What happened here was the client turned the tables on me. In an attempt to get me to forget their unprofessionalism and their inability to hold up their part of the deal, they tried to turn the tables on me, to make me look like the unprofessional so that their irresponsibility could be forgiven. The thing is though, that I have been doing this a long time, and I have been through almost everything a business person can go through in terms of client behaviour. And so I know, in my heart, who I am and what I am when it comes to my business. I know I am good at what I do, I know that I sometimes care too much, and I know that there are definitely people out there who will take

advantage of that, but I also know that there are some people who won't, some people are just so thankful for having the help. However, once money is exchanged, once one person is being paid for a service, the person doing the paying seems to become entitled - that because they are "giving" you their hard-earned money, they are somehow entitled to be treated a certain way, to get away with things they know they shouldn't, and to give unsolicited advice/knowledge/information that otherwise would not be warranted. Once money is exchanged, people's true colours come out, and that is one thing I have learned and carry with my throughout all my business dealings. And I know that - I recognize it and I accept it. I also know that when a client gets upset because the business person is drawing a line - insisting that the client follow proper policies or procedures, or the business person is asking to be paid for a service the client thinks they should get for free (because, we all know people LOVE doing things for free *insert eye roll here*), it is not the fault of the business person as the business person is simply following his or her own rules, it is actually the client being unable to recognize; that although you were joking and laughing the day before, the business person's policies have been violated and the business person then must insist that the policies be followed. The client becoming up in arms about it is them taking it personally - it's them feeling as though your response to their violation is a personal attack on them. They don't know how to handle it because they have never seen your business as a business, but more as a personal service. And everyone should know, when money is exchanged, unless that person to whom you are giving money is living in your home, there is no such thing as a personal service and the sooner people begin to realize this, the sooner their business dealings will improve. Otherwise, they will continually be stuck in a perpetual cycle of going on the attack and burning bridges.

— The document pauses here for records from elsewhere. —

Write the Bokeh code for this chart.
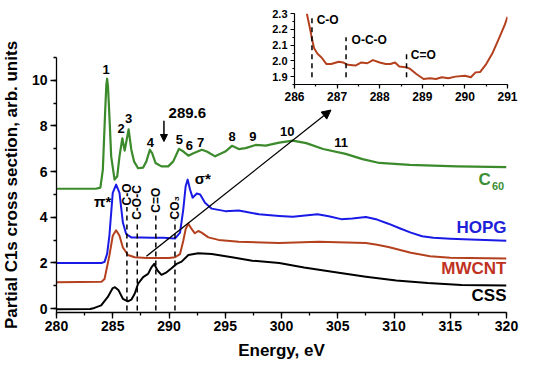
from bokeh.plotting import figure
from bokeh.models import (Column, SingleIntervalTicker, Arrow, NormalHead,
                          PrintfTickFormatter)
from bokeh.core.properties import value
from bokeh.embed import file_html
from bokeh.resources import INLINE
import math

FONT = "Liberation Sans"

# ---------------- data ----------------
c60_x = [280, 283.5, 283.9, 284.12, 284.33, 284.43, 284.5, 284.58, 284.72, 284.86, 285.16, 285.4,
         285.6, 285.85, 286.06, 286.41, 286.65, 286.89, 287.25, 287.7, 287.99, 288.3, 288.5,
         288.8, 289.33, 289.93, 290.38, 290.89, 291.28, 291.72, 292.17, 292.92, 293.36, 294.1,
         295.0, 295.6, 296.2, 296.8, 297.7, 298.6, 299.8, 301.0, 302.2, 303.7, 305.7, 307.2,
         308.7, 311.4, 315.6, 320]
c60_y = [5.25, 5.25, 5.3, 6.09, 8.7, 9.8, 10.07, 9.7, 8.26, 6.67, 5.65, 5.8,
         6.67, 7.46, 6.92, 7.85, 6.96, 6.45, 6.15, 6.18, 6.45, 6.96, 6.81,
         6.38, 6.23, 6.23, 6.45, 7.0, 6.88, 6.7, 6.81, 6.96, 6.88, 6.67,
         6.88, 7.13, 6.99, 7.03, 7.17, 7.14, 7.27, 7.36, 7.25, 6.99, 6.78, 6.55,
         6.38, 6.30, 6.23, 6.2]

hopg_x = [280, 284.0, 284.27, 284.5, 284.7, 285.0, 285.3, 285.6, 285.9, 286.2, 286.65, 287.5,
          288.5, 289.5, 290.53, 290.98, 291.27, 291.48, 291.66, 291.87, 292.1, 292.47, 292.77,
          293.2, 293.8, 295.0, 296.2, 298.0, 299.8, 301.0, 303.2, 304.2, 305.3, 306.3, 307.5,
          308.5, 309.5, 310.5, 311.5, 312.5, 313.5, 315.0, 316.8, 320]
hopg_y = [2.0, 2.0, 2.05, 2.4, 3.19, 5.07, 5.43, 5.07, 3.77, 3.26, 3.12, 3.12,
          3.1, 3.1, 3.07, 3.33, 4.35, 5.36, 5.65, 5.22, 4.86, 5.04, 5.0,
          4.64, 4.38, 4.27, 4.3, 4.13, 4.06, 4.02, 4.13, 4.05, 3.92, 3.95, 4.01,
          3.9, 3.72, 3.52, 3.33, 3.17, 3.1, 3.06, 3.03, 2.97]

mw_x = [280, 284.0, 284.27, 284.7, 285.0, 285.3, 285.6, 285.9, 286.35, 286.95, 288.0, 289.0,
        290.0, 290.53, 290.98, 291.27, 291.48, 291.72, 292.02, 292.3, 292.6, 292.9, 293.5,
        294.4, 296.2, 299.8, 303.3, 307.5, 308.5, 309.5, 310.2, 311.5, 313.2, 315.0, 320]
mw_y = [1.16, 1.18, 1.3, 2.32, 3.19, 3.43, 3.19, 2.68, 2.35, 2.25, 2.22, 2.22,
        2.22, 2.25, 2.39, 2.97, 3.48, 3.72, 3.48, 3.3, 3.4, 3.33, 3.12,
        3.01, 2.93, 2.87, 2.93, 2.87, 2.8, 2.7, 2.61, 2.45, 2.29, 2.23, 2.2]

css_x = [280, 283.0, 283.37, 283.97, 284.56, 285.0, 285.2, 285.52, 285.9, 286.35, 286.65,
         286.95, 287.25, 287.7, 288.14, 288.44, 288.68, 288.98, 289.33, 289.78, 290.23, 290.68,
         291.12, 291.72, 292.6, 293.8, 295.6, 297.4, 299.8, 302.0, 304.8, 307.5, 310.2, 313.0,
         316.0, 320]
css_y = [-0.03, -0.02, 0.03, 0.14, 0.51, 0.9, 0.94, 0.8, 0.43, 0.32, 0.39,
         0.65, 1.09, 1.38, 1.52, 1.81, 1.96, 1.67, 1.48, 1.59, 1.77, 1.96,
         2.06, 2.35, 2.43, 2.39, 2.25, 2.1, 2.0, 1.8, 1.59, 1.4, 1.23, 1.12,
         1.04, 1.01]

inset_x = [286.29, 286.36, 286.41, 286.46, 286.54, 286.64, 286.75, 286.86, 287.04, 287.14,
           287.25, 287.43, 287.57, 287.71, 287.84, 288.0, 288.14, 288.25, 288.36, 288.46,
           288.61, 288.71, 288.86, 289.03, 289.18, 289.32, 289.46, 289.61, 289.78, 290.0,
           290.14, 290.25, 290.36, 290.5, 290.64, 290.78, 290.93, 291.0]
inset_y = [2.30, 2.21, 2.14, 2.08, 2.045, 2.02, 1.98, 1.98, 1.995, 1.99,
           1.975, 1.97, 1.99, 1.985, 2.005, 1.99, 1.98, 1.98, 1.99, 1.965,
           1.96, 1.95, 1.917, 1.885, 1.89, 1.885, 1.896, 1.89, 1.90, 1.906,
           1.896, 1.927, 1.93, 1.98, 2.045, 2.13, 2.225, 2.28]

# bond-energy markers (main)
bond_x = [286.26, 287.18, 288.83, 290.53]
bond_top = [4.45, 3.85, 4.2, 3.9]
bond_bottom = [-0.08, -0.08, -0.08, -0.08]
bond_labels = ["C-O", "C-O-C", "C=O", "CO\u2083"]
bond_label_y = [5.0, 4.65, 4.75, 4.42]

# bond-energy markers (inset)
ib_x = [286.41, 287.21, 288.63]
ib_top = [2.29, 2.15, 2.065]
ib_bottom = [1.896, 1.896, 1.896]
ib_labels = ["C-O", "O-C-O", "C=O"]
ib_label_x = [286.52, 287.34, 288.73]
ib_label_y = [2.26, 2.13, 2.04]

# C60 peak numbers
peak_labels = ["1", "2", "3", "4", "5", "6", "7", "8", "9", "10", "11"]
peak_x = [284.41, 285.75, 286.41, 288.35, 290.92, 291.81, 292.82, 295.6, 297.45, 300.52, 305.3]
peak_y = [10.48, 7.9, 8.33, 7.27, 7.39, 7.14, 7.27, 7.54, 7.54, 7.78, 7.27]

GREEN = "#3b8a2b"
BLUE = "#1a1ae6"
BROWN = "#b4401e"

# ---------------- main figure ----------------
p = figure(width=548, height=362, x_range=(280, 320), y_range=(-0.17, 11.0),
           output_backend="svg", toolbar_location=None,
           min_border_left=59, min_border_right=39, min_border_top=57, min_border_bottom=48)
p.outline_line_color = None
p.grid.visible = False

p.xaxis.ticker = SingleIntervalTicker(interval=5, num_minor_ticks=2)
p.yaxis.ticker = SingleIntervalTicker(interval=2, num_minor_ticks=2)
for ax in (p.xaxis, p.yaxis):
    ax.major_tick_in = 0
    ax.major_tick_out = 6
    ax.minor_tick_in = 0
    ax.minor_tick_out = 3
    ax.axis_line_width = 1.3
    ax.major_tick_line_width = 1.3
    ax.minor_tick_line_width = 1.3
    ax.major_label_text_font = FONT
    ax.major_label_text_font_style = "bold"
    ax.major_label_text_font_size = "14px"
    ax.major_label_text_color = "black"
    ax.axis_label_text_font = FONT
    ax.axis_label_text_font_style = "bold"
    ax.axis_label_text_font_size = "17px"
    ax.axis_label_text_color = "black"
p.xaxis.axis_label = "Energy, eV"
p.yaxis.axis_label = "Partial C1s cross section, arb. units"
p.xaxis.major_label_standoff = 2
p.yaxis.major_label_standoff = 3
p.xaxis.axis_label_standoff = 7
p.yaxis.axis_label_standoff = 8

p.line(css_x, css_y, color="black", line_width=2, line_join="round")
p.line(mw_x, mw_y, color=BROWN, line_width=2, line_join="round")
p.line(hopg_x, hopg_y, color=BLUE, line_width=2, line_join="round")
p.line(c60_x, c60_y, color=GREEN, line_width=2.2, line_join="round")

p.segment(x0=bond_x, y0=bond_bottom, x1=bond_x, y1=bond_top,
          color="black", line_width=1.5, line_dash="5 4")
p.text(x=bond_x, y=bond_label_y, text=bond_labels, angle=math.pi / 2,
       text_align="center", text_baseline="middle", text_font=value(FONT),
       text_font_style="bold", text_font_size="12px", text_color="black")

p.text(x=peak_x, y=peak_y, text=peak_labels, text_align="center", text_baseline="middle",
       text_font=value(FONT), text_font_style="bold", text_font_size="13px",
       text_color="black")

def label(x, y, t, color="black", size="15px", align="center"):
    p.text(x=[x], y=[y], text=[t], text_align=align, text_baseline="middle",
           text_font=value(FONT), text_font_style="bold", text_font_size=size,
           text_color=color)

label(291.63, 8.59, "289.6", size="15px")
label(284.1, 4.7, "\u03c0*", size="15px")
label(293.0, 5.72, "\u03c3*", size="15px")
label(318.6, 5.65, "C", color="#3d8f35", size="17px", align="right")
label(318.7, 5.36, "60", color="#3d8f35", size="11px", align="left")
label(320, 3.55, "HOPG", color="#2020d8", size="17px", align="right")
label(320, 1.74, "MWCNT", color="#c0321e", size="17px", align="right")
label(320, 0.58, "CSS", color="black", size="17px", align="right")

p.add_layout(Arrow(end=NormalHead(size=7, fill_color="black", line_color="black"),
                   x_start=289.55, y_start=8.23, x_end=289.55, y_end=7.32,
                   line_color="black", line_width=1.5))
p.add_layout(Arrow(end=NormalHead(size=9, fill_color="black", line_color="black"),
                   x_start=287.99, y_start=2.29, x_end=304.4, y_end=8.7,
                   line_color="black", line_width=1.3))
p.styles = {"position": "relative", "left": "-3px"}

# ---------------- inset figure ----------------
ins = figure(width=311, height=103, x_range=(286, 291), y_range=(1.85, 2.301),
             output_backend="svg", toolbar_location=None,
             min_border_left=35, min_border_right=10, min_border_top=8, min_border_bottom=24)
ins.outline_line_color = None
ins.grid.visible = False
ins.xaxis.ticker = SingleIntervalTicker(interval=1, num_minor_ticks=2)
ins.yaxis.ticker = SingleIntervalTicker(interval=0.1, num_minor_ticks=2)
ins.yaxis.formatter = PrintfTickFormatter(format="%.1f")
for ax in (ins.xaxis, ins.yaxis):
    ax.major_tick_in = 0
    ax.major_tick_out = 4
    ax.minor_tick_in = 0
    ax.minor_tick_out = 2
    ax.axis_line_width = 1.2
    ax.major_tick_line_width = 1.2
    ax.minor_tick_line_width = 1.2
    ax.major_label_text_font = FONT
    ax.major_label_text_font_style = "bold"
    ax.major_label_text_color = "black"
ins.xaxis.major_label_text_font_size = "12px"
ins.yaxis.major_label_text_font_size = "11px"
ins.xaxis.major_label_standoff = 3
ins.yaxis.major_label_standoff = 3

ins.line(inset_x, inset_y, color=BROWN, line_width=2, line_join="round")
ins.segment(x0=ib_x, y0=ib_bottom, x1=ib_x, y1=ib_top, color="black",
            line_width=1.5, line_dash="5 4")
ins.text(x=ib_label_x, y=ib_label_y, text=ib_labels, text_align="left",
         text_baseline="middle", text_font=value(FONT), text_font_style="bold",
         text_font_size="12px", text_color="black")

ins.styles = {"position": "absolute", "left": "235px", "top": "5px", "z-index": "10"}

layout = Column(children=[p, ins], styles={"position": "relative"})

open("out.html", "w").write(file_html(layout, INLINE))
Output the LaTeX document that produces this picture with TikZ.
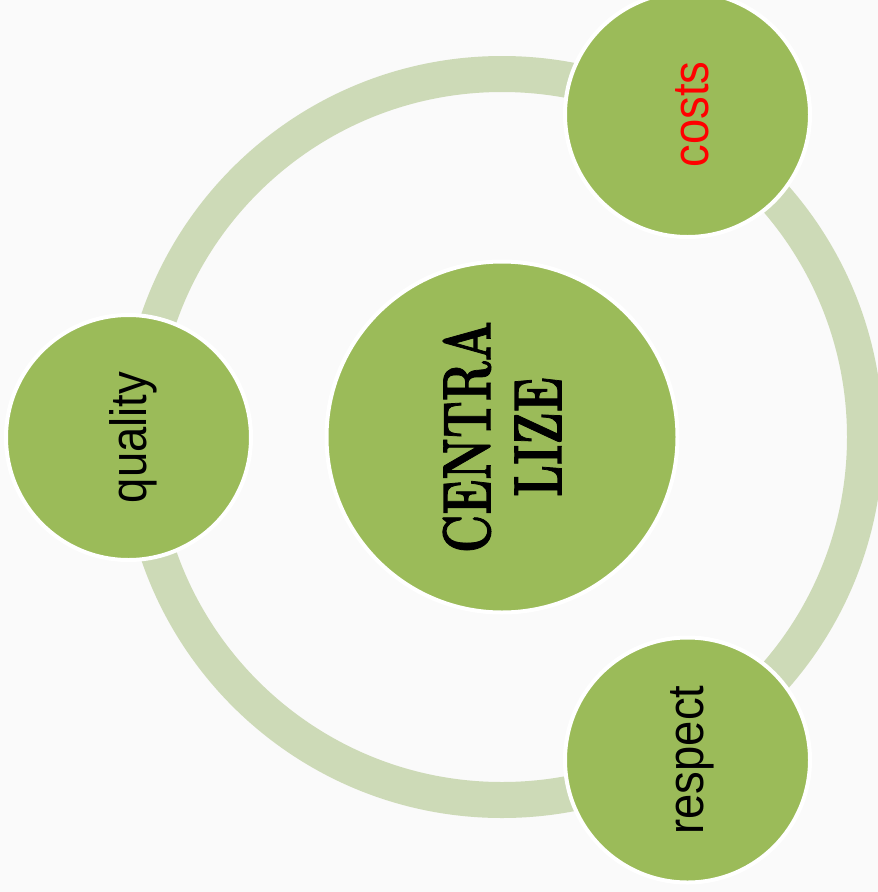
\documentclass[tikz,border=0pt]{standalone}
\usepackage{fontspec}
\newfontfamily\labelfont{Liberation Sans}
\newfontfamily\hubfont{lmroman10-bold}[Extension=.otf,FakeBold=1.6]
\usetikzlibrary{positioning}
\definecolor{leafgreen}{HTML}{9BBB59}
\definecolor{ringgreen}{HTML}{CDDAB7}
\definecolor{paper}{HTML}{FAFAFA}
\tikzset{
  bubble/.style={circle,fill=leafgreen,draw=white,line width=4pt,inner sep=0pt},
  hubbubble/.style={bubble,minimum size=351pt,rotate=90,align=center,
    font=\hubfont\fontsize{68}{71}\selectfont},
  petal/.style={bubble,minimum size=245pt,rotate=90,
    font=\labelfont\fontsize{51}{60}\selectfont},
  ring/.style={draw=ringgreen,line width=36pt}
}
\newcommand{\squeeze}[2]{\scalebox{#1}[1]{#2}}
\newcommand{\petaltext}[1]{\raisebox{-5pt}[\height][\depth]{\squeeze{0.89}{#1}}}

\begin{document}
\begin{tikzpicture}[x=1pt,y=-1pt]
\fill[paper] (0,0) rectangle (878,892);
\useasboundingbox (0,0) rectangle (878,892);
\clip (0,0) rectangle (878,892);
\coordinate (hub) at (502,437);
\draw[ring] (hub) circle [radius=363];
\node[hubbubble] (centre) at (hub) {\squeeze{0.68}{CENTRA}\\\squeeze{0.68}{LIZE}};
\node[petal] (quality) at (128.5,437.5) {\petaltext{quality}};
\node[petal,text=red] (costs) at (687.5,114.5) {\petaltext{costs}};
\node[petal] (respect) at (687.5,760) {\petaltext{respect}};
\end{tikzpicture}
\end{document}
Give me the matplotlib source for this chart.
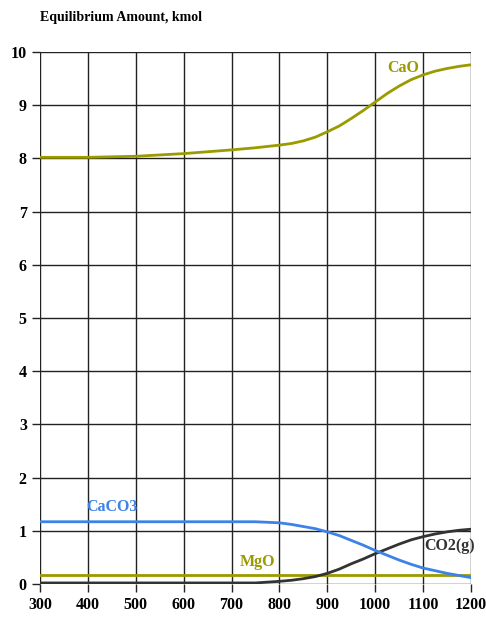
import matplotlib
matplotlib.use("Agg")
import matplotlib.pyplot as plt

# Temperature grid and equilibrium amounts (kmol)
temps = [300, 400, 500, 600, 700, 750, 800, 825, 850, 875, 900, 925, 950, 975, 1000,
         1025, 1050, 1075, 1100, 1125, 1150, 1175, 1200]
cao = [8.02, 8.02, 8.04, 8.09, 8.16, 8.20, 8.25, 8.28, 8.33, 8.40, 8.50, 8.61, 8.75, 8.90, 9.06,
       9.22, 9.36, 9.48, 9.57, 9.64, 9.69, 9.73, 9.76]
caco3 = [1.17, 1.17, 1.17, 1.17, 1.17, 1.17, 1.15, 1.12, 1.08, 1.04, 0.98, 0.91, 0.82, 0.73, 0.63,
         0.54, 0.45, 0.37, 0.30, 0.25, 0.20, 0.16, 0.12]
co2 = [0.02, 0.02, 0.02, 0.02, 0.02, 0.02, 0.05, 0.07, 0.10, 0.14, 0.20, 0.28, 0.38, 0.47, 0.57,
       0.66, 0.75, 0.83, 0.89, 0.94, 0.98, 1.01, 1.03]
mgo = [0.17] * len(temps)

olive = '#9b9b00'
blue = '#3d82e6'
dark = '#333333'

plt.rcParams['font.family'] = 'Liberation Serif'
plt.rcParams['font.weight'] = 'bold'

fig = plt.figure(figsize=(4.86, 6.28), dpi=100)
ax = fig.add_axes([40 / 486, 1 - 584 / 628, 431 / 486, 532 / 628])

ax.plot(temps, mgo, color=olive, lw=2)
ax.plot(temps, co2, color=dark, lw=2)
ax.plot(temps, caco3, color=blue, lw=2)
ax.plot(temps, cao, color=olive, lw=2)

ax.set_xlim(300, 1200)
ax.set_ylim(0, 10)
ax.set_xticks(range(300, 1201, 100))
ax.set_yticks(range(0, 11))
ax.grid(True, color='#222222', lw=1)
for s in ax.spines.values():
    s.set_visible(False)
ax.tick_params(axis='both', labelsize=11.5, color='#222222', length=6, width=1)
for lbl in ax.get_xticklabels() + ax.get_yticklabels():
    lbl.set_fontweight('bold')

ax.text(1058, 9.7, 'CaO', color=olive, fontsize=11.5, ha='center', va='center')
ax.text(450, 1.45, 'CaCO3', color=blue, fontsize=11.5, ha='center', va='center')
ax.text(755, 0.41, 'MgO', color=olive, fontsize=11.5, ha='center', va='center')
ax.text(1156, 0.71, 'CO2(g)', color=dark, fontsize=11.5, ha='center', va='center')

fig.text(40 / 486, 1 - 18 / 628, 'Equilibrium Amount, kmol', fontsize=10,
         fontweight='bold', ha='left', va='center')

fig.savefig('out.png', dpi=100)
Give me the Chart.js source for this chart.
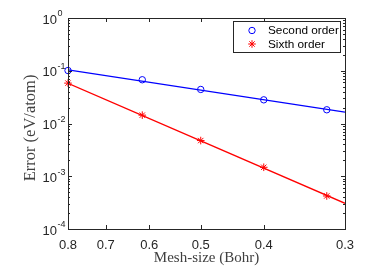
<!DOCTYPE html>
<html>
<head>
<meta charset="utf-8">
<script src="https://cdn.jsdelivr.net/npm/chart.js@4.4.0/dist/chart.umd.min.js"></script>
<style>
  html, body { margin: 0; padding: 0; background: #fff; }
  #wrap { width: 374px; height: 280px; }
</style>
</head>
<body>
<div id="wrap"><canvas id="errChart" width="374" height="280"></canvas></div>
<script>
/* === DATA === */
const meshSize    = [0.8, 0.615, 0.5, 0.4, 0.32];
const secondOrder = [0.101, 0.0675, 0.0442, 0.0281, 0.0182];
const sixthOrder  = [0.0583, 0.0144, 0.00475, 0.00148, 0.000423];
const fitX        = [0.8, 0.3];
const secondFit   = [0.104, 0.0164];
const sixthFit    = [0.058, 0.000307];
const xTicks      = [0.8, 0.7, 0.6, 0.5, 0.4, 0.3];
const yExponents  = [0, -1, -2, -3, -4];
const seriesNames = ["Second order", "Sixth order"];

const AX = "#262626";
const SANS = "'Liberation Sans', Arial, sans-serif";
const SERIF = "'Liberation Serif', 'DejaVu Serif', serif";

const pts = (xs, ys) => xs.map((x, i) => ({x: x, y: ys[i]}));

/* === AXES + LEGEND DRAWING === */
const framePlugin = {
  id: "frame",
  afterDraw(chart){
    const c = chart.ctx, a = chart.chartArea;
    const xs = chart.scales.x, ys = chart.scales.y;
    c.save();
    c.strokeStyle = AX; c.lineWidth = 1;
    c.strokeRect(Math.round(a.left)+0.5, Math.round(a.top)+0.5, Math.round(a.right-a.left), Math.round(a.bottom-a.top));

    c.beginPath();
    xTicks.forEach(v => {
      const px = Math.round(xs.getPixelForValue(v))+0.5;
      c.moveTo(px, a.bottom); c.lineTo(px, a.bottom-4);
      c.moveTo(px, a.top); c.lineTo(px, a.top+4);
    });
    yExponents.forEach(e => {
      const py = Math.round(ys.getPixelForValue(Math.pow(10, e)))+0.5;
      c.moveTo(a.left, py); c.lineTo(a.left+4, py);
      c.moveTo(a.right, py); c.lineTo(a.right-4, py);
      if(e > -4){
        for(let m = 2; m <= 9; m++){
          const pm = Math.round(ys.getPixelForValue(m*Math.pow(10, e-1)))+0.5;
          c.moveTo(a.left, pm); c.lineTo(a.left+2, pm);
          c.moveTo(a.right, pm); c.lineTo(a.right-2, pm);
        }
      }
    });
    c.stroke();

    // y tick labels 10^n
    c.fillStyle = AX;
    yExponents.forEach(e => {
      const py = ys.getPixelForValue(Math.pow(10, e));
      c.font = "13px " + SANS; c.textAlign = "right"; c.textBaseline = "middle";
      c.fillText("10", 57, py+2);
      c.font = "9px " + SANS; c.textAlign = "left";
      c.fillText(String(e), 57.5, py-4);
    });

    // axis titles
    c.fillStyle = "#404040";
    c.font = "15px " + SERIF; c.textAlign = "center"; c.textBaseline = "middle";
    c.fillText("Mesh-size (Bohr)", (a.left+a.right)/2, 258);
    c.font = "16.5px " + SERIF;
    c.translate(31, 128); c.rotate(-Math.PI/2);
    c.fillText("Error (eV/atom)", 0, 0);
    c.setTransform(1,0,0,1,0,0);

    // legend
    c.fillStyle = "#fff";
    c.fillRect(233.5, 21.5, 107, 31);
    c.strokeStyle = AX; c.strokeRect(233.5, 21.5, 107, 31);
    [0, 1].forEach(i => {
      const ds = chart.data.datasets[i];
      const y = 30.5 + i*13.5, r = ds.pointRadius;
      c.strokeStyle = ds.borderColor;
      c.lineWidth = 1;
      c.beginPath();
      if(ds.pointStyle === "circle"){ c.arc(252, y, r, 0, Math.PI*2); }
      else {
        c.moveTo(252-r, y); c.lineTo(252+r, y); c.moveTo(252, y-r); c.lineTo(252, y+r);
        const d = r*0.707; c.moveTo(252-d, y-d); c.lineTo(252+d, y+d); c.moveTo(252-d, y+d); c.lineTo(252+d, y-d);
      }
      c.stroke();
      c.fillStyle = "#000"; c.font = "11.8px " + SANS; c.textAlign = "left"; c.textBaseline = "middle";
      c.fillText(seriesNames[i], 268, y+0.5);
    });
    c.restore();
  }
};

/* === CHART === */
new Chart(document.getElementById("errChart"), {
  type: "scatter",
  data: {
    datasets: [
      {label: seriesNames[0], data: pts(meshSize, secondOrder), pointStyle: "circle", pointRadius: 3.2,
       borderColor: "#0000ff", backgroundColor: "rgba(0,0,0,0)", pointBorderWidth: 1, showLine: false, clip: false},
      {label: seriesNames[1], data: pts(meshSize, sixthOrder), pointStyle: "star", pointRadius: 3.8,
       borderColor: "#ff0000", backgroundColor: "#ff0000", pointBorderWidth: 1, showLine: false, clip: false},
      {label: "fit2", data: pts(fitX, secondFit), showLine: true, pointRadius: 0,
       borderColor: "#0000ff", borderWidth: 1.3},
      {label: "fit6", data: pts(fitX, sixthFit), showLine: true, pointRadius: 0,
       borderColor: "#ff0000", borderWidth: 1.3}
    ]
  },
  options: {
    responsive: false,
    animation: false,
    layout: {padding: {top: 18, right: 29, left: 0, bottom: 0}},
    plugins: {legend: {display: false}, tooltip: {enabled: false}},
    scales: {
      x: {
        type: "logarithmic", reverse: true, min: 0.3, max: 0.8,
        afterBuildTicks: s => { s.ticks = xTicks.map(v => ({value: v})); },
        afterFit: s => { s.height = 51; },
        grid: {display: false}, border: {display: false},
        ticks: {autoSkip: false, maxRotation: 0, padding: 1, color: AX,
                font: {family: SANS, size: 13}, callback: v => String(v)}
      },
      y: {
        type: "logarithmic", min: 1e-4, max: 1,
        afterFit: s => { s.width = 68; },
        grid: {display: false}, border: {display: false},
        ticks: {display: false}
      }
    }
  },
  plugins: [framePlugin]
});
</script>
</body>
</html>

And this is why I am choosing to write this article. Although it is different from the other unpersonal articles I have written in the past, for new business people who are starting up, it can be tough out there. People can be heartless and cruel, but the most important thing is to know who you are and what are you are as a business, and once you know this, no matter what a client throws at you, you will be able to handle. Just remember one thing: If you're going to allow yourself to develop a friendly relationship with a client, you need to have the willingness to still implement your policies and business practices when they are violated. And if you're going to develop a friendly relationship with a client, you must acknowledge that these clients are not practised in owning their own business and may not be as practised in knowing the line between business and personal, so when you then have to turn around and implement your policies, they will go up in arms about it and try to turn the tables on you. Thus, if you want to avoid all of that, the best thing for you to do is to always retain a business relationship and if the client refuses to read your signs and consistently steps over your boundaries, you either need to confront the problem or release them as your clients because at the end of the day, all this will bring is trouble. If boundaries are being blurred, other lines will be blurred as well. And the best type of business person is the type of business person who can predict and foresee issues from the beginning. So learn to read the signs and practice self-preservation. It's the only way to survive in this world.